As with many of the disruptive tech startups, Airbnb has created new streams of revenue by overturning the traditional house and real estate markets entirely. This new niche of temporary rentals is a stark contrast to the industries that have consolidated lodging from mom and pop establishments. That is until Airbnb put it back in their hands. But does that mean it can be in your hands too? Here are some things to consider before investing in a property to rent with Airbnb.
Managing a property for Airbnb rentals means just that: management. You will be the one responsible for everything. This means maintenance, accounting, and legal requirements just to name a few. If you’re up to the challenge then the decision to invest will be easier on you.

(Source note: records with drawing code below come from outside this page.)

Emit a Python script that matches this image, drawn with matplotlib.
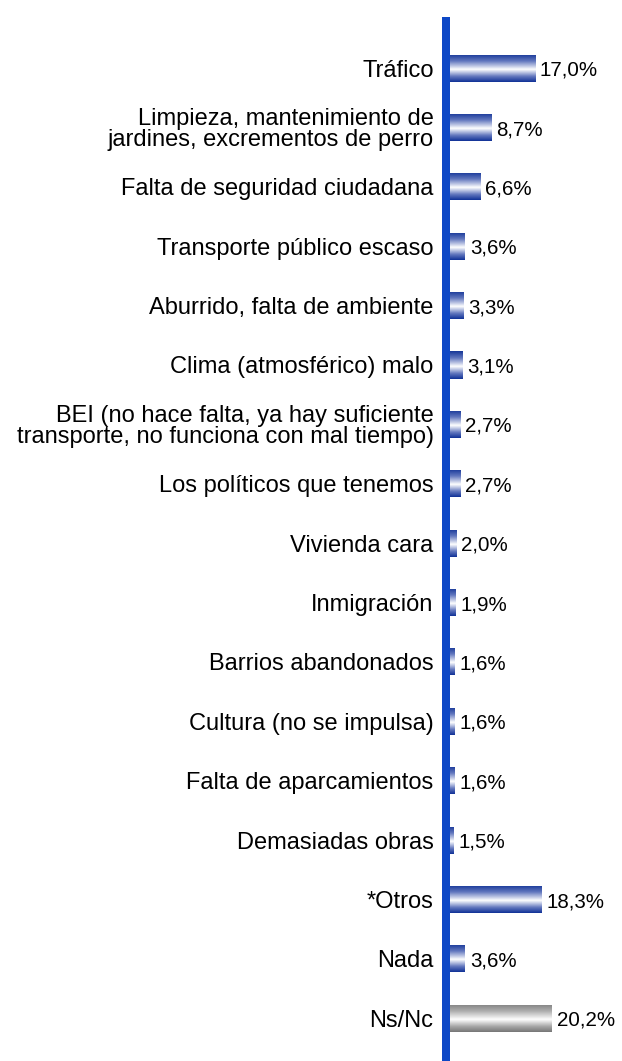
import numpy as np
import matplotlib
matplotlib.use('Agg')
import matplotlib.pyplot as plt
from matplotlib.colors import LinearSegmentedColormap

# Chart data
categories = [
    'Tráfico',
    'Limpieza, mantenimiento de\njardines, excrementos de perro',
    'Falta de seguridad ciudadana',
    'Transporte público escaso',
    'Aburrido, falta de ambiente',
    'Clima (atmosférico) malo',
    'BEI (no hace falta, ya hay suficiente\ntransporte, no funciona con mal tiempo)',
    'Los políticos que tenemos',
    'Vivienda cara',
    'Inmigración',
    'Barrios abandonados',
    'Cultura (no se impulsa)',
    'Falta de aparcamientos',
    'Demasiadas obras',
    '*Otros',
    'Nada',
    'Ns/Nc',
]
values = [17.0, 8.7, 6.6, 3.6, 3.3, 3.1, 2.7, 2.7, 2.0, 1.9, 1.6, 1.6, 1.6, 1.5,
          18.3, 3.6, 20.2]
grey_bars = ['Ns/Nc']

plt.rcParams['font.family'] = ['Liberation Sans', 'DejaVu Sans']

W, H = 622, 1061
fig = plt.figure(figsize=(W / 100, H / 100), dpi=100)
ax = fig.add_axes([446 / W, 0, (W - 446) / W, (H - 17) / H])

px_per_unit = 5.24

# Cylinder style gradients (top -> middle white -> bottom)
blue_cmap = LinearSegmentedColormap.from_list(
    'blue_cyl', [(0.0, '#173799'), (0.25, '#6479bf'), (0.55, '#ffffff'),
                 (0.8, '#6479bf'), (1.0, '#123297')])
grey_cmap = LinearSegmentedColormap.from_list(
    'grey_cyl', [(0.0, '#828282'), (0.25, '#afafaf'), (0.55, '#ffffff'),
                 (0.8, '#a8a8a8'), (1.0, '#777777')])
grad = np.linspace(0, 1, 64).reshape(-1, 1)

y = np.arange(len(categories))
bars = ax.barh(y, values, height=0.455, color='none', edgecolor='none')
for bar, cat, val in zip(bars, categories, values):
    cmap = grey_cmap if cat in grey_bars else blue_cmap
    x0, y0 = bar.get_x(), bar.get_y()
    w, h = bar.get_width(), bar.get_height()
    im = ax.imshow(grad, cmap=cmap, aspect='auto', interpolation='bilinear',
                   extent=(x0, x0 + w, y0 + h, y0), zorder=2)
    im.set_clip_path(bar)
    ax.annotate(f'{val:.1f}'.replace('.', ',') + '%',
                xy=(x0 + w, bar.get_y() + h / 2), xytext=(3.5, -1.5),
                textcoords='offset points', ha='left', va='center',
                fontsize=14.8, color='black')

ax.set_xlim(0, (W - 446) / px_per_unit)
ax.set_ylim(16.72, -0.86)

ax.set_yticks(y)
ax.set_yticklabels(categories, fontsize=17, linespacing=0.92)
ax.tick_params(axis='y', length=0, pad=9)
ax.set_xticks([])

for side in ['top', 'right', 'bottom']:
    ax.spines[side].set_visible(False)
ax.spines['left'].set_color('#0d47c6')
ax.spines['left'].set_linewidth(8 * 72 / 100)
ax.spines['left'].set_zorder(5)
ax.spines['left'].set_capstyle('butt')

fig.savefig('out.png', dpi=100)
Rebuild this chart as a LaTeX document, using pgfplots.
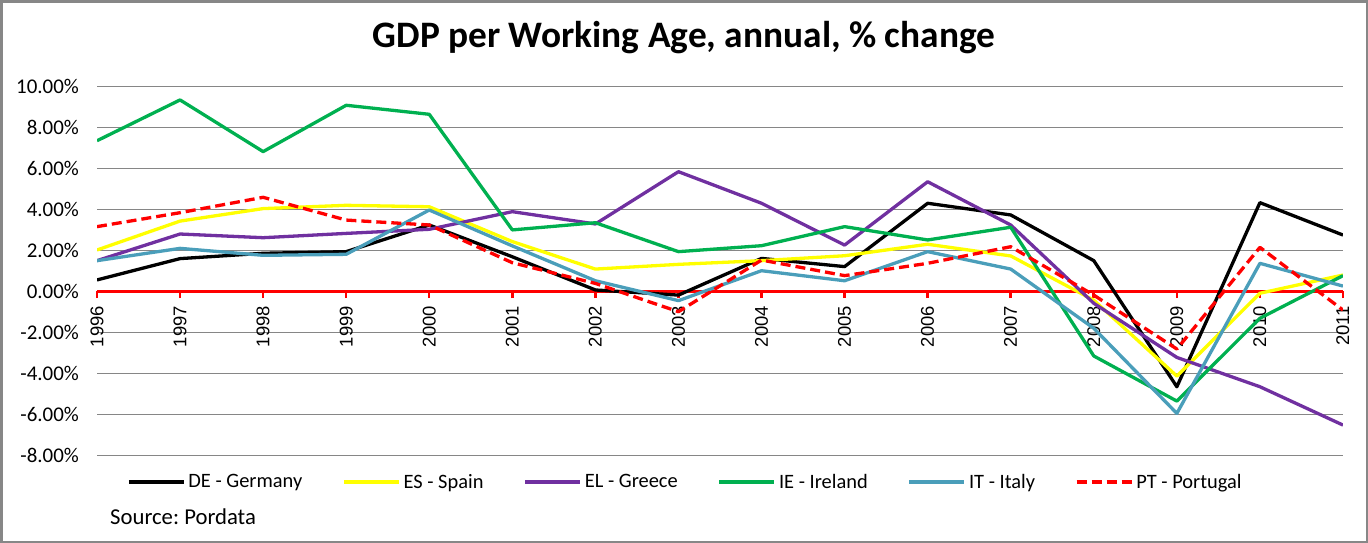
\documentclass[border=0pt]{standalone}
\usepackage{pgfplots}
\usepackage{pgfplotstable}
\pgfplotsset{compat=1.18}
\usepackage{fontspec}
\setmainfont{Carlito}
\newfontfamily\yearfont{Liberation Sans}
\definecolor{esyel}{HTML}{FFFF00}
\definecolor{elpur}{HTML}{7030A0}
\definecolor{iegrn}{HTML}{00B050}
\definecolor{itteal}{HTML}{4A9EBA}
\definecolor{gridgray}{HTML}{868686}
\definecolor{framegray}{HTML}{878787}

% annual % change of GDP per working-age person
\pgfplotstableread{
year  DE     ES     EL     IE     IT     PT
1996  0.54   2.00   1.48   7.33   1.48   3.14
1997  1.58   3.41   2.78   9.32   2.08   3.82
1998  1.84   4.02   2.60   6.80   1.74   4.57
1999  1.92   4.18   2.81   9.06   1.79   3.46
2000  3.22   4.11   3.01   8.62   3.95   3.22
2001  1.67   2.41   3.87   2.98   2.20   1.38
2002  0.05   1.07   3.27   3.33   0.50   0.37
2003  -0.20  1.30   5.82   1.92   -0.47  -1.01
2004  1.59   1.48   4.28   2.21   0.99   1.51
2005  1.19   1.72   2.24   3.14   0.50   0.75
2006  4.28   2.28   5.33   2.49   1.92   1.35
2007  3.71   1.71   3.22   3.11   1.07   2.16
2008  1.48   -0.45  -0.60  -3.17  -1.82  -0.20
2009  -4.67  -4.15  -3.24  -5.37  -5.97  -2.83
2010  4.31   -0.11  -4.67  -1.33  1.35   2.13
2011  2.73   0.78   -6.54  0.75   0.24   -0.93
}\gdp

\begin{document}
\begin{tikzpicture}
\useasboundingbox (0,0) rectangle (1368bp,-543bp);
\draw[framegray, line width=2.5bp] (1.25bp,-1.25bp) rectangle (1366.75bp,-541.75bp);
\begin{axis}[
  at={(97bp,-455bp)}, anchor=south west,
  scale only axis, width=1246bp, height=369bp,
  xmin=1996, xmax=2011, ymin=-8, ymax=10,
  axis x line=middle, axis y line=left,
  axis line style={-},
  x axis line style={red, line width=3bp},
  y axis line style={draw=none},
  hide obscured x ticks=false, hide obscured y ticks=false,
  xtick={1996,...,2011},
  xticklabels={1996,1997,1998,1999,2000,2001,2002,2003,2004,2005,2006,2007,2008,2009,2010,2011},
  xticklabel style={rotate=90, anchor=east, inner sep=0pt, text=black, xshift=-8bp,
    font=\yearfont\fontsize{18.5}{20}\selectfont},
  major tick length=7bp, tick align=outside,
  xtick style={red, line width=2.5bp},
  ytick={-8,-6,...,10},
  yticklabels={-8.00\%,-6.00\%,-4.00\%,-2.00\%,0.00\%,2.00\%,4.00\%,6.00\%,8.00\%,10.00\%},
  ytick style={draw=none},
  yticklabel style={font=\fontsize{21}{24}\selectfont, inner sep=0pt, text=black, xshift=-11bp},
  ymajorgrids, grid style={gridgray, line width=1bp},
  legend columns=6,
  legend style={at={(axis description cs:0.024,-0.073)}, anchor=west,
    draw=none, fill=none, inner sep=0pt,
    font=\fontsize{20.5}{24}\selectfont, nodes={inner sep=0pt},
    /tikz/every odd column/.append style={column sep=3bp},
    /tikz/every even column/.append style={column sep=40bp}},
  legend image code/.code={\draw[#1] (0bp,0bp) -- (55bp,0bp);},
  every axis plot/.append style={line width=3.3bp, line join=round},
]
\addplot[black] table[x=year, y=DE] {\gdp};
\addplot[esyel] table[x=year, y=ES] {\gdp};
\addplot[elpur] table[x=year, y=EL] {\gdp};
\addplot[iegrn] table[x=year, y=IE] {\gdp};
\addplot[itteal] table[x=year, y=IT] {\gdp};
\addplot[red, dash pattern=on 10bp off 5bp] table[x=year, y=PT] {\gdp};
\legend{DE - Germany, ES - Spain, EL - Greece, IE - Ireland, IT - Italy, PT - Portugal}
\end{axis}
\node[font=\bfseries\fontsize{37.5}{42}\selectfont, anchor=base] at (684bp,-47bp)
  {GDP per Working Age, annual, \% change};
\node[font=\fontsize{22.8}{26}\selectfont, anchor=west, inner sep=0pt] at (110bp,-517bp)
  {Source:\ Pordata};
\end{tikzpicture}
\end{document}
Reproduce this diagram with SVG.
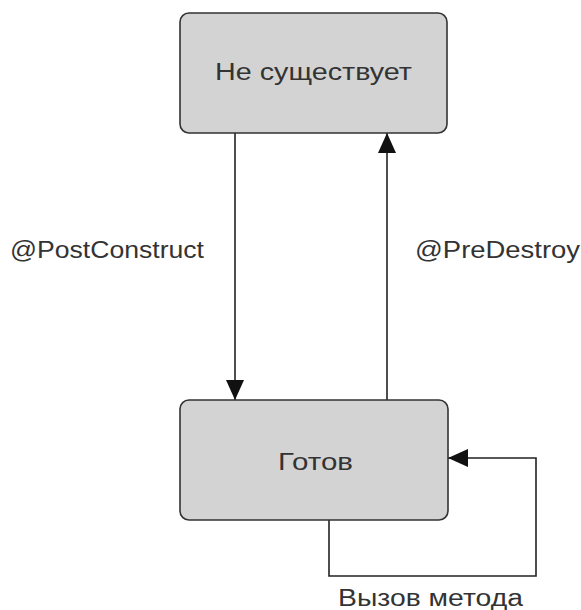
<svg xmlns="http://www.w3.org/2000/svg" width="581" height="610" viewBox="0 0 581 610">
  <style>
    .state { fill: #d3d3d3; stroke: #333333; stroke-width: 1.6; }
    .wire { fill: none; stroke: #222222; stroke-width: 1.6; }
    .label { font-family: "Liberation Sans", Arial, sans-serif; font-size: 23px; fill: #333333; }
  </style>
  <defs>
    <marker id="head" viewBox="0 0 20 20" refX="20" refY="10" markerWidth="20" markerHeight="20" markerUnits="userSpaceOnUse" orient="auto">
      <path d="M0,1 L20,10 L0,19 Z" fill="#111111"/>
    </marker>
  </defs>

  <g id="connectors">
    <!-- @PostConstruct: top state to bottom state -->
    <line class="wire" x1="235" y1="133" x2="235" y2="400" marker-end="url(#head)"/>
    <!-- @PreDestroy: bottom state back to top state -->
    <line class="wire" x1="387" y1="400" x2="387" y2="133" marker-end="url(#head)"/>
    <!-- method call self-loop -->
    <polyline class="wire" points="329,520 329,576 536,576 536,458 448,458" marker-end="url(#head)"/>
  </g>

  <g id="node-not-exists">
    <rect class="state" x="180" y="13" width="267" height="120" rx="9"/>
    <text class="label" x="313.5" y="80" text-anchor="middle" textLength="197" lengthAdjust="spacingAndGlyphs" font-size="25">Не существует</text>
  </g>

  <g id="node-ready">
    <rect class="state" x="180" y="400" width="268" height="120" rx="9"/>
    <text class="label" x="315.5" y="470" text-anchor="middle" textLength="75" lengthAdjust="spacingAndGlyphs" font-size="25">Готов</text>
  </g>

  <g id="labels">
    <text class="label" x="10" y="258" textLength="194" lengthAdjust="spacingAndGlyphs">@PostConstruct</text>
    <text class="label" x="415" y="258" textLength="165" lengthAdjust="spacingAndGlyphs">@PreDestroy</text>
    <text class="label" x="338" y="606" textLength="185" lengthAdjust="spacingAndGlyphs">Вызов метода</text>
  </g>
</svg>
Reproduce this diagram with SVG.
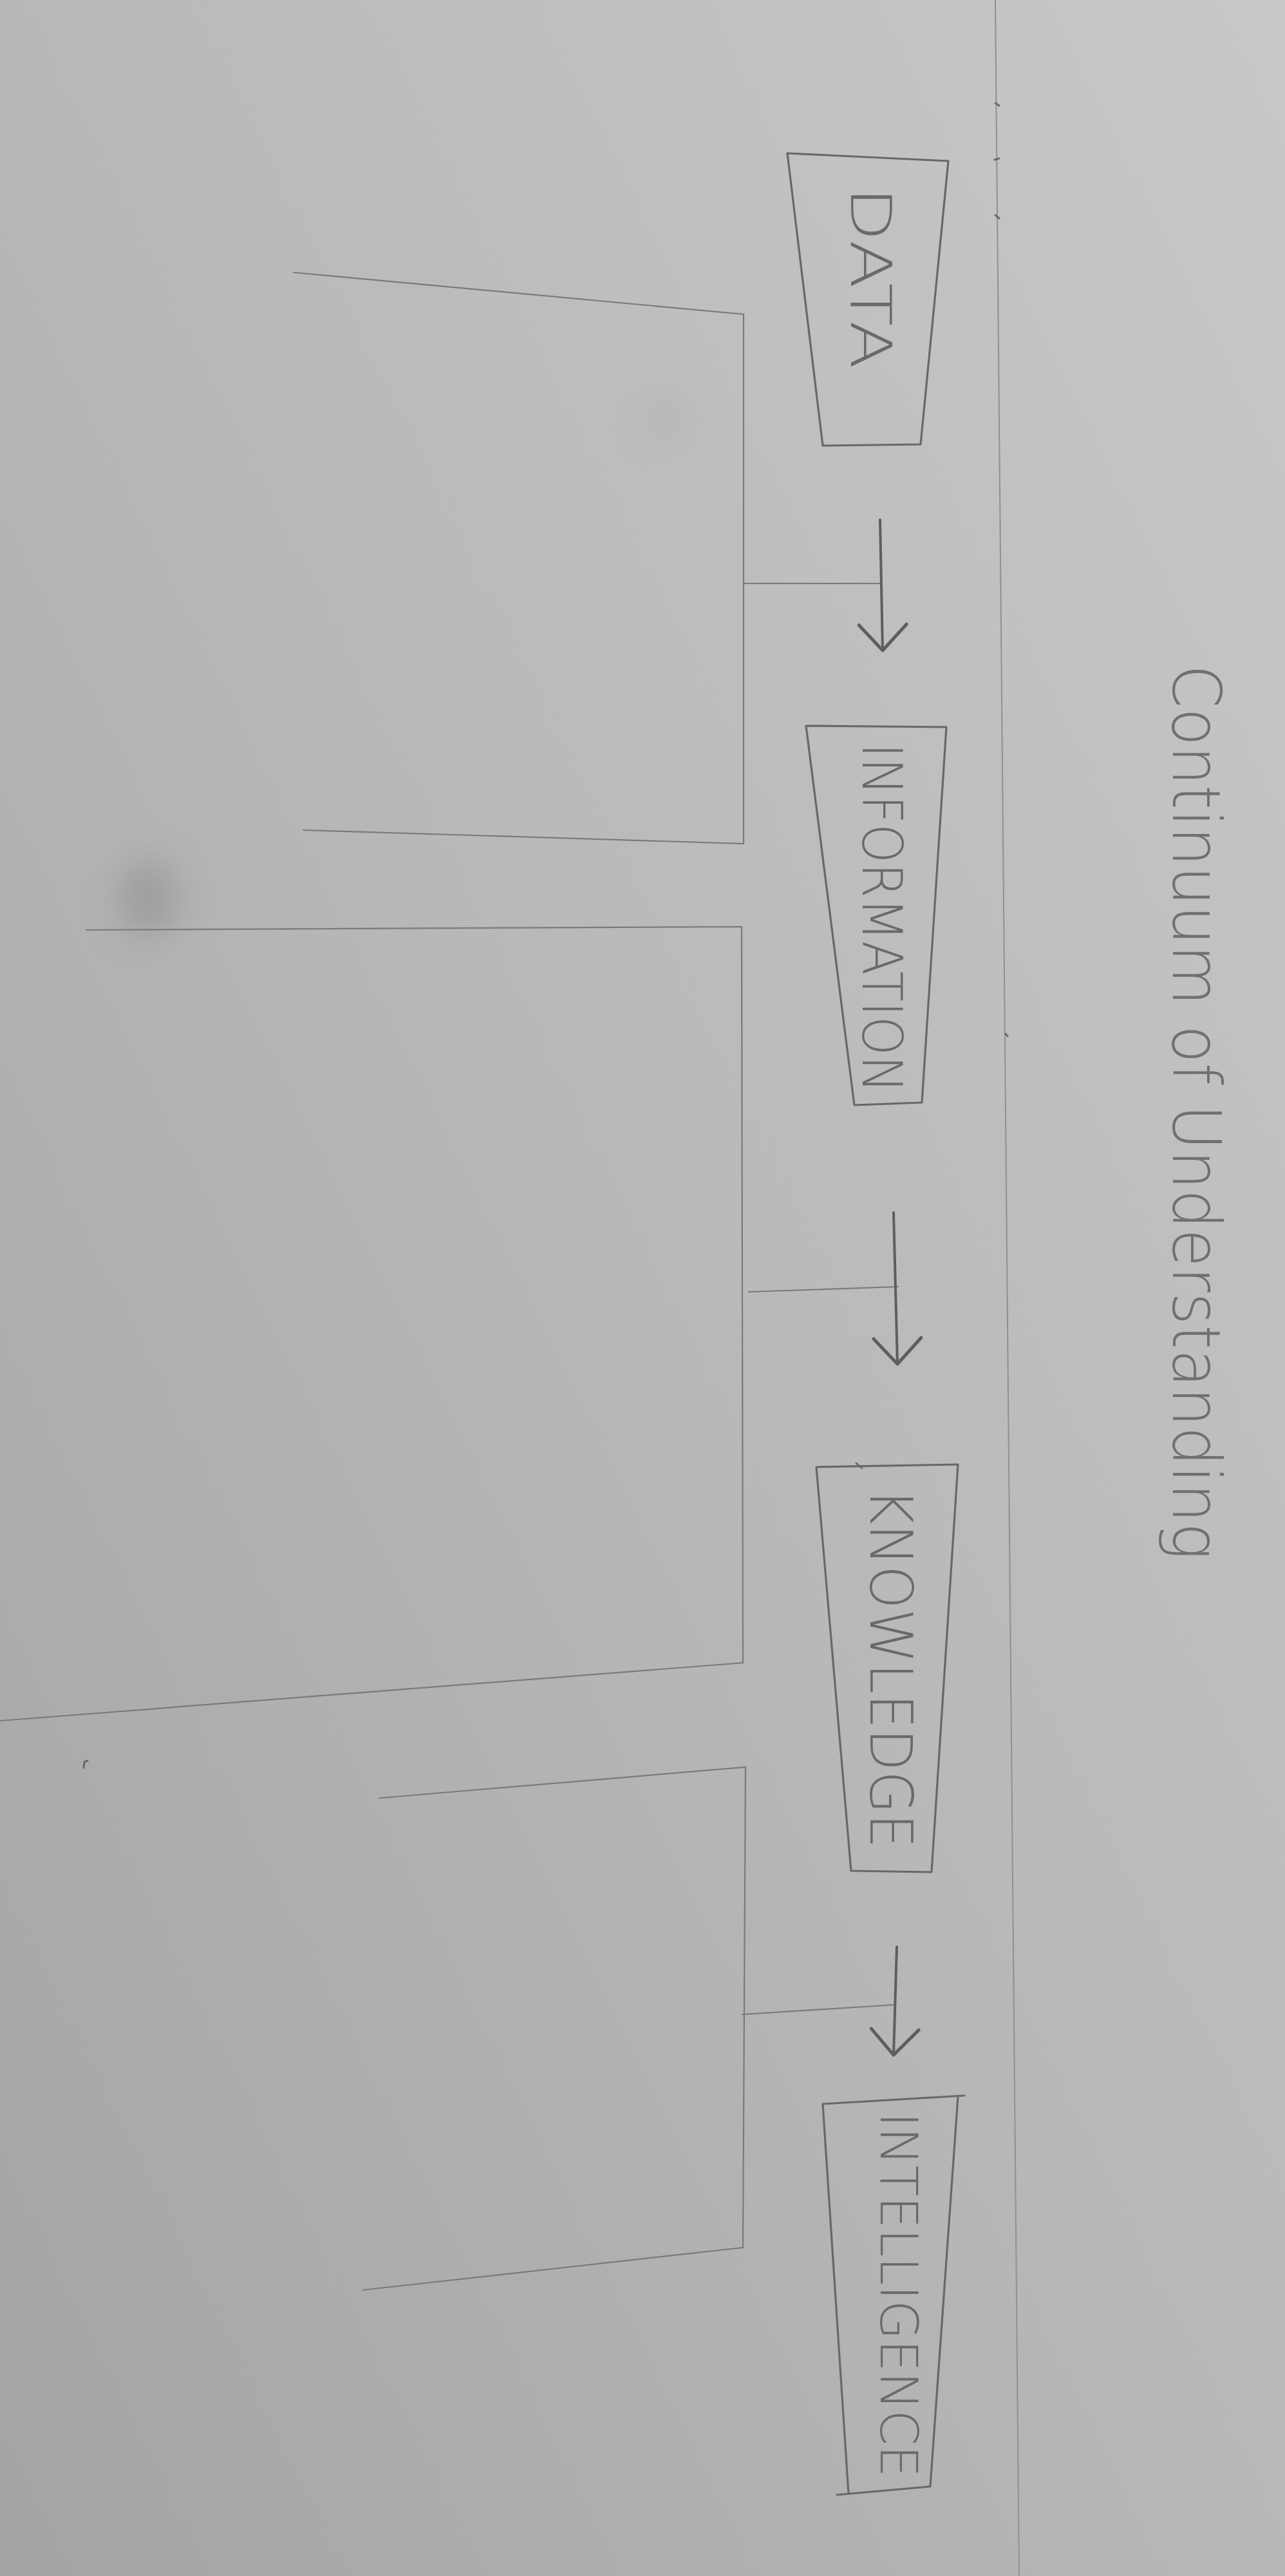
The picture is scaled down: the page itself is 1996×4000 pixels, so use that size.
<svg xmlns="http://www.w3.org/2000/svg" width="1996" height="4000" viewBox="0 0 1996 4000">
  <defs>
    <linearGradient id="paper" x1="1" y1="0" x2="0" y2="1">
      <stop offset="0" stop-color="#c8c8c8"/>
      <stop offset="0.5" stop-color="#b8b8b9"/>
      <stop offset="1" stop-color="#a4a4a6"/>
    </linearGradient>
    <filter id="smudge" x="-1" y="-1" width="3" height="3">
      <feGaussianBlur stdDeviation="28"/>
    </filter>
    <marker id="head" viewBox="-50 -50 60 100" markerWidth="60" markerHeight="100" refX="0" refY="0" orient="auto" markerUnits="userSpaceOnUse">
      <path d="M -40,-38 L 0,0 L -40,36" fill="none" stroke="#5e5e60" stroke-width="5" stroke-linecap="round" stroke-linejoin="round"/>
    </marker>
    <style>
      .box { fill: none; stroke: #68686a; stroke-width: 3.2; stroke-linejoin: round; stroke-linecap: round; }
      .wire { fill: none; stroke: #7a7a7c; stroke-width: 2.2; stroke-linecap: round; stroke-linejoin: miter; }
      .shaft { fill: none; stroke: #5e5e60; stroke-width: 4; stroke-linecap: round; marker-end: url(#head); }
      .label { font-family: "DejaVu Sans", "Liberation Sans", sans-serif; font-weight: 200; fill: #6a6a6c; }
      .title { font-family: "DejaVu Sans", "Liberation Sans", sans-serif; font-weight: 200; fill: #707072; }
      .mark { fill: none; stroke: #6a6a6c; stroke-width: 3; stroke-linecap: round; }
    </style>
  </defs>

  <!-- sheet of paper -->
  <rect x="0" y="0" width="1996" height="4000" fill="url(#paper)"/>
  <ellipse cx="230" cy="1395" rx="45" ry="60" fill="#8a8a8c" opacity="0.55" filter="url(#smudge)"/>
  <ellipse cx="1034" cy="651" rx="40" ry="40" fill="#9a9a9c" opacity="0.18" filter="url(#smudge)"/>

  <!-- ruled margin with small ticks -->
  <g id="margin">
    <line x1="1546" y1="0" x2="1583" y2="4000" stroke="#909092" stroke-width="2"/>
    <path class="mark" d="M1546,160 l6,4 M1545,248 l7,-2 M1546,334 l6,5"/>
    <path class="mark" d="M1562,1605 l3,4"/>
  </g>

  <!-- heading -->
  <g id="title">
    <text class="title" font-size="104" transform="translate(1822,1032) rotate(90)" textLength="1390" lengthAdjust="spacingAndGlyphs">Continuum of Understanding</text>
  </g>

  <!-- connectors: brackets, stubs and arrows -->
  <g id="connectors">
    <polyline class="wire" points="456,423 1155,488 1155,1310 471,1289"/>
    <line class="wire" x1="1155" y1="906" x2="1367" y2="906"/>
    <line class="shaft" x1="1367" y1="807" x2="1371" y2="1010"/>

    <polyline class="wire" points="134,1444 1152,1439 1154,2582 0,2672"/>
    <line class="wire" x1="1163" y1="2006" x2="1395" y2="1998"/>
    <line class="shaft" x1="1388" y1="1883" x2="1394" y2="2118"/>

    <polyline class="wire" points="589,2792 1158,2744 1154,3490 563,3556"/>
    <line class="wire" x1="1153" y1="3128" x2="1390" y2="3113"/>
    <line class="shaft" x1="1393" y1="3023" x2="1388" y2="3191"/>

    <path class="mark" d="M130,2745 l1,-9 l5,-2"/>
  </g>

  <!-- nodes -->
  <g id="node-data">
    <polygon class="box" points="1223,238 1473,250 1430,690 1278,692"/>
    <text class="label" font-size="88" transform="translate(1322,290) rotate(90)" textLength="283" lengthAdjust="spacingAndGlyphs">DATA</text>
  </g>

  <g id="node-information">
    <polygon class="box" points="1252,1127 1470,1129 1432,1712 1327,1716"/>
    <text class="label" font-size="86" transform="translate(1340,1154) rotate(90)" textLength="543" lengthAdjust="spacingAndGlyphs">INFORMATION</text>
  </g>

  <g id="node-knowledge">
    <polygon class="box" points="1268,2278 1488,2274 1447,2907 1322,2905"/>
    <path class="mark" d="M1330,2272 l9,8"/>
    <text class="label" font-size="90" transform="translate(1352,2311) rotate(90)" textLength="559" lengthAdjust="spacingAndGlyphs">KNOWLEDGE</text>
  </g>

  <g id="node-intelligence">
    <path class="box" d="M1278,3267 L1498,3254 M1488,3256 L1445,3861 L1300,3874 M1278,3267 L1318,3872"/>
    <text class="label" font-size="80" transform="translate(1368,3280) rotate(90)" textLength="567" lengthAdjust="spacingAndGlyphs">INTELLIGENCE</text>
  </g>
</svg>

Research on the property you’re interested in and see if it’s in a viable location that people would pay to live at. Also consider the amenities you have nearby. This includes everything from convenience and utilities, to hospitals and restaurants. They won’t rent unless there’s a reason to rent there.
When you’re sure they’ll like the location, ask yourself why they would like the property itself. What’s attractive about it? What would make them choose it over others. These, alongside any repairs, improvements, and aesthetics of the property will factor into your bottom line.
Lastly, as this is a property investment, it’s best you secure your investment by consulting with your property agent. Not only can your property agent help you with everything mentioned above, but they can also resolve tough issues such as the legality of short-term rentals, or any community guidelines on the matter. This is especially important for those who are new to this, and because Airbnb as an industry is very new and volatile. An expert opinion could translate to a stable investment.